- _Your instructions_: Skip the pictures, please, and write out exactly the lines from the opening of the data through the line containing "ax.spines[sp].set_color(ink)".
* begin *
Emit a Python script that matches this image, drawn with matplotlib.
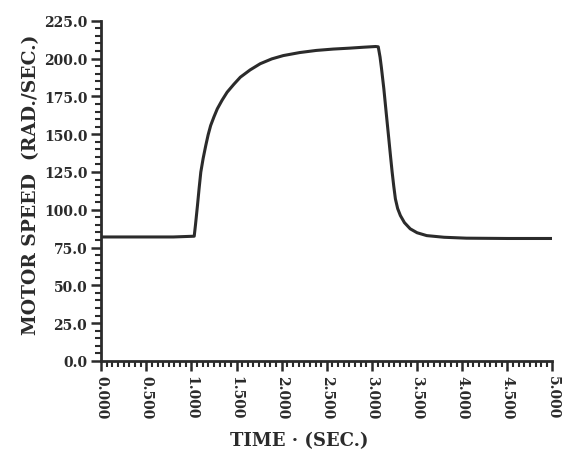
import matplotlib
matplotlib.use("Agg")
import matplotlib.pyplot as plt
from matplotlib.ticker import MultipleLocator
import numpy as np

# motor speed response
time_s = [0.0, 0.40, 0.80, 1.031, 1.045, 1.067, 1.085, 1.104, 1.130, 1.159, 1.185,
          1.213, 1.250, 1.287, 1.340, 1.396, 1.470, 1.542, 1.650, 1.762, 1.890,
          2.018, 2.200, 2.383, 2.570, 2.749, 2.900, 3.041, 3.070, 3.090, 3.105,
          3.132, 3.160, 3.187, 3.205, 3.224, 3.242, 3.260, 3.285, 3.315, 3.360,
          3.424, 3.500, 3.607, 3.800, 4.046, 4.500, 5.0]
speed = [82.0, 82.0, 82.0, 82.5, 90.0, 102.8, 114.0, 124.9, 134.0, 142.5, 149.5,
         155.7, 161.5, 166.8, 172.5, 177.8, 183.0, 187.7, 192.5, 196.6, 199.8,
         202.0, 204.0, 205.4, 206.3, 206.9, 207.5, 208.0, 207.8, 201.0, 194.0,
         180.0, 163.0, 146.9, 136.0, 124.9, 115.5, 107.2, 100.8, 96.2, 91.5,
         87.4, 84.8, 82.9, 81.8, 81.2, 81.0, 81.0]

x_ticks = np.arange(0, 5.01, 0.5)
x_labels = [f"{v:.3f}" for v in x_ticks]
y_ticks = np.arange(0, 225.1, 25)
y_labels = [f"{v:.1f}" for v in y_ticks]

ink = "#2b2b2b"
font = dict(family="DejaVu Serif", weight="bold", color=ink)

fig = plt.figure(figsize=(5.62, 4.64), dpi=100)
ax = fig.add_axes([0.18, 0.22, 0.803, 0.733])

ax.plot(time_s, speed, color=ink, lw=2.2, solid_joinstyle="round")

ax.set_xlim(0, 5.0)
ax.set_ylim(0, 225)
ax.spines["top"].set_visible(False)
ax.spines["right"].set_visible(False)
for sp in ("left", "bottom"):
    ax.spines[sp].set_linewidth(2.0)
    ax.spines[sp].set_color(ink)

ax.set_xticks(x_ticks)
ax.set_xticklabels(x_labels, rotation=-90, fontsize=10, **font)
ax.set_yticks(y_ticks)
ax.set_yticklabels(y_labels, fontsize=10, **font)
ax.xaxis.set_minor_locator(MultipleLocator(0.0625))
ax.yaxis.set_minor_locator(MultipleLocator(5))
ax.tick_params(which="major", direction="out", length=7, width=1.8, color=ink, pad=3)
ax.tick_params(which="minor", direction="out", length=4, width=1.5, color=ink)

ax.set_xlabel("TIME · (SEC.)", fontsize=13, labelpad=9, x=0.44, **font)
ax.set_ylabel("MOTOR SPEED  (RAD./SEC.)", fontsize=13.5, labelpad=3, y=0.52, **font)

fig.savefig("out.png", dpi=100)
* end *
- _Expected output_:
Emit a Python script that matches this image, drawn with matplotlib.
import matplotlib
matplotlib.use("Agg")
import matplotlib.pyplot as plt
from matplotlib.ticker import MultipleLocator
import numpy as np

# motor speed response
time_s = [0.0, 0.40, 0.80, 1.031, 1.045, 1.067, 1.085, 1.104, 1.130, 1.159, 1.185,
          1.213, 1.250, 1.287, 1.340, 1.396, 1.470, 1.542, 1.650, 1.762, 1.890,
          2.018, 2.200, 2.383, 2.570, 2.749, 2.900, 3.041, 3.070, 3.090, 3.105,
          3.132, 3.160, 3.187, 3.205, 3.224, 3.242, 3.260, 3.285, 3.315, 3.360,
          3.424, 3.500, 3.607, 3.800, 4.046, 4.500, 5.0]
speed = [82.0, 82.0, 82.0, 82.5, 90.0, 102.8, 114.0, 124.9, 134.0, 142.5, 149.5,
         155.7, 161.5, 166.8, 172.5, 177.8, 183.0, 187.7, 192.5, 196.6, 199.8,
         202.0, 204.0, 205.4, 206.3, 206.9, 207.5, 208.0, 207.8, 201.0, 194.0,
         180.0, 163.0, 146.9, 136.0, 124.9, 115.5, 107.2, 100.8, 96.2, 91.5,
         87.4, 84.8, 82.9, 81.8, 81.2, 81.0, 81.0]

x_ticks = np.arange(0, 5.01, 0.5)
x_labels = [f"{v:.3f}" for v in x_ticks]
y_ticks = np.arange(0, 225.1, 25)
y_labels = [f"{v:.1f}" for v in y_ticks]

ink = "#2b2b2b"
font = dict(family="DejaVu Serif", weight="bold", color=ink)

fig = plt.figure(figsize=(5.62, 4.64), dpi=100)
ax = fig.add_axes([0.18, 0.22, 0.803, 0.733])

ax.plot(time_s, speed, color=ink, lw=2.2, solid_joinstyle="round")

ax.set_xlim(0, 5.0)
ax.set_ylim(0, 225)
ax.spines["top"].set_visible(False)
ax.spines["right"].set_visible(False)
for sp in ("left", "bottom"):
    ax.spines[sp].set_linewidth(2.0)
    ax.spines[sp].set_color(ink)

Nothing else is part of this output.